Allow your dog to use his instinctive sense of smell to track down his food: Hide bits of your dog’s food in various spots throughout the house or in the yard. Let your dog track down his supper and eat what he finds. This slows down his eating and stimulates his brain. Vary the game by hiding the dog's food inside objects such as folded or scrunched towels -- use clean, unfrayed towels -- or the type of rubber chew toys commonly called "Kong" toys, which is the brand name for the toy that launched the treat-in-the-toy genre; or hide food under cups or bowls. Your dog will have to find his food and then figure out how to get the food that's in the object.
Provide your dog several toys, such as the aforementioned Kong-brand toys, that hold several pieces of dog food. Or, if your dog eats canned dog food, stuff some of it inside a hollowed-out femur bone, and your dog will have to lick it out. Spread the food toys or filled bones around the floor and your dog expend energy while figuring out how to get the food out of the toys instead of riskily scoffing it in one gulp. Food toys help your dog release nervous energy and stress while providing him with the food he loves.

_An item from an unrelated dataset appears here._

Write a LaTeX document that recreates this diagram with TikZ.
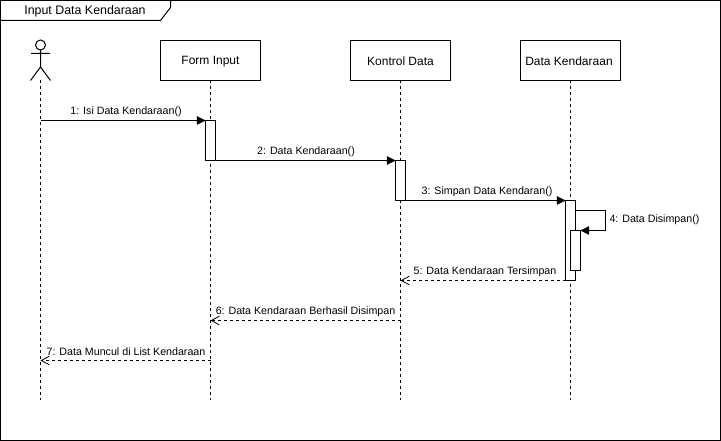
\documentclass[tikz,border=0pt]{standalone}
\usepackage{fontspec}
\setmainfont{Liberation Sans}
\usetikzlibrary{arrows.meta}
\tikzset{
  x=0.75pt,y=-0.75pt,
  line/.style={draw=black,line width=0.75pt},
  activ/.style={line,fill=white,minimum width=7.5pt,inner sep=0pt,outer sep=0pt},
  lifeline/.style={line,dash pattern=on 2.25pt off 2.25pt},
  sync/.style={line,-{Triangle[length=6.5pt,width=6.5pt,fill=black]}},
  reply/.style={line,dash pattern=on 2.25pt off 2.25pt,-{Straight Barb[length=6pt,width=6.5pt,line width=0.6pt]}},
  msg/.style={font=\fontsize{8}{10}\selectfont,inner sep=0pt,outer sep=0pt},
}
\begin{document}
\begin{tikzpicture}
\useasboundingbox (0,0) rectangle (721,441);
\draw[line] (0.5,0.5) rectangle (720.5,440.5);
\draw[line] (0.5,20.5) -- (160.5,20.5) -- (170.5,7.5) -- (170.5,0.5);
\node[msg,font=\fontsize{9.3}{11}\selectfont,anchor=center] (title) at (85,11.5) {Input Data Kendaraan};
% actor
\coordinate (actortop) at (40.5,80.5);
\coordinate (actorend) at (40.5,400.5);
\draw[line] (40.5,45) circle (5);
\draw[line] (40.5,50) -- (40.5,67) (31,53.5) -- (50,53.5) (30.5,80.5) -- (40.5,67) -- (50.5,80.5);
% lifelines
\draw[lifeline] (actortop) -- (actorend);
\coordinate (formtop) at (210.5,80.5);
\coordinate (ctrltop) at (400.5,80.5);
\coordinate (datatop) at (570.5,80.5);
\coordinate (formend) at (210.5,400.5);
\coordinate (ctrlend) at (400.5,400.5);
\coordinate (dataend) at (570.5,400.5);
\draw[lifeline] (formtop) -- (formend);
\draw[lifeline] (ctrltop) -- (ctrlend);
\draw[lifeline] (datatop) -- (dataend);
% lifeline boxes
\draw[line,fill=white] (160.5,40.5) rectangle (260.5,80.5);
\draw[line,fill=white] (350.5,40.5) rectangle (450.5,80.5);
\draw[line,fill=white] (520.5,40.5) rectangle (620.5,80.5);
\node[msg,font=\fontsize{9}{11}\selectfont] (form) at (210.5,61.5) {Form Input};
\node[msg,font=\fontsize{9}{11}\selectfont] (ctrl) at (400.5,61.5) {Kontrol Data};
\node[msg,font=\fontsize{9}{11}\selectfont] (data) at (569,61.5) {Data Kendaraan};
% activations
\node[activ,minimum height=30pt] (a1) at (210.5,140.5) {};
\node[activ,minimum height=30pt] (a2) at (400.5,180.5) {};
\node[activ,minimum height=60pt] (a3) at (570.5,240.5) {};
\node[activ,minimum height=30pt] (a4) at (575.5,250.5) {};
% free ends
\coordinate (l1) at (40.5,120.5);
\coordinate (l5) at (400.5,280.5);
\coordinate (r6) at (400.5,320.5);
\coordinate (l6) at (210.5,320.5);
\coordinate (r7) at (210.5,360.5);
\coordinate (l7) at (40.5,360.5);
\coordinate (s1) at (575.5,210.5);
% messages
\draw[sync] (l1) -- (a1.north west);
\draw[sync] (a1.south west) -- (a2.north west);
\draw[sync] (a2.south west) -- (a3.north west);
\draw[sync] (s1) -- (605.5,210.5) -- (605.5,230.5) -- (a4.north east);
\draw[reply] (a3.south west) -- (l5);
\draw[reply] (r6) -- (l6);
\draw[reply] (r7) -- (l7);
% labels
\node[msg] (m1) at (126,112) {1: Isi Data Kendaraan()};
\node[msg] (m2) at (306,152) {2: Data Kendaraan()};
\node[msg] (m3) at (487,192) {3: Simpan Data Kendaran()};
\node[msg,anchor=west] (m4) at (609.5,220) {4: Data Disimpan()};
\node[msg] (m5) at (485,272) {5: Data Kendaraan Tersimpan};
\node[msg] (m6) at (305.5,312) {6: Data Kendaraan Berhasil Disimpan};
\node[msg] (m7) at (126,352) {7: Data Muncul di List Kendaraan};
\end{tikzpicture}
\end{document}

Use your dog’s mealtime as a training opportunity: Measure out the food your dog eats each day and have a few training exercises throughout the day, using your dog’s food as a reward. When using canned food, scoop up a little bit on your finger and let your dog lick it off as his reward. Make the training a fun time for both of you, teaching a new trick, practicing learned tricks and reinforcing obedience training. Allot an extra five minutes before work to train and treat your dog, and then find five more minutes after work. You don’t have to feed your dog in one sitting. Using up the measured food throughout the day gives your dog the nutrients he needs, and he will look forward to your time together instead of just to quickly eating a bowl of food.
Spread the dog food out on one, two or three large cookie sheets to help slow down your dog’s eating. Rather than gorge in a basin, the dog will have to eat the kibble one piece at a time, working his way across the cookie sheet plain.